The Secretary of State for Education announced on 2 June 2010 that legislation will be introduced to abolish the General Teaching Council for England. The proposed abolition does not affect the GTC's responsiblity towards regulating the profession and conducting disciplinary hearings at present.

For more information regarding the abolition of the GTC please see the Future of the GTC section.

The GTC sets out and maintains standards for the behaviour and professional competence of teachers, in the interests of the public. In doing so it regulates the teaching profession.

Teachers' employers (including supply agencies) must tell the GTC when they dismiss a registered teacher because of misconduct or incompetence, or when a teacher resigns because they know they are going to be dismissed.

The GTC also takes referrals relating to misconduct from the Department for Education (DfE) and members of the public. DfE criminal referrals can include criminal convictions, and they can also ban or restrict a teacher if children's safety and welfare is at risk, or it would negatively affect public confidence in teaching.

The GTC has a thorough process in place to hear cases. Each hearing panel has two teachers and one person who is not in the teaching profession. At least two of the panel are members of the Council. One person may be from a committee of 15 teachers and 10 other people who have been recruited to help hear cases. Each panel has an independent legal adviser and the hearing is held in public.

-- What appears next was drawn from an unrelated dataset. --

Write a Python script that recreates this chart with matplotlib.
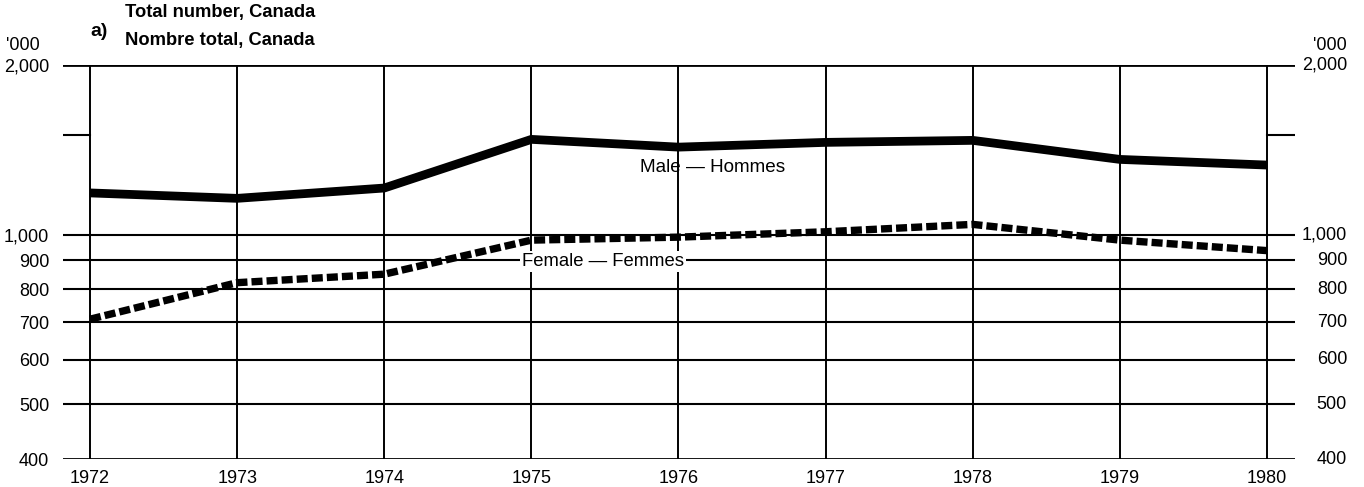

These protective measures mean you can be assured that the GTC is applying rules in partnership with people representing the interests of children, parents, the wider community and the profession. The GTC is also examining serious cases thoroughly and openly.

What disciplinary actions can be taken?
Each panel can take actions which include:

  • reprimand (or warning)
  • conditional registration, where a teacher must meet conditions set by the panel to be able to register with the GTC and so continue teaching
  • suspending a teacher, with conditions if appropriate, for up to two years; and
  • banning a teacher from teaching.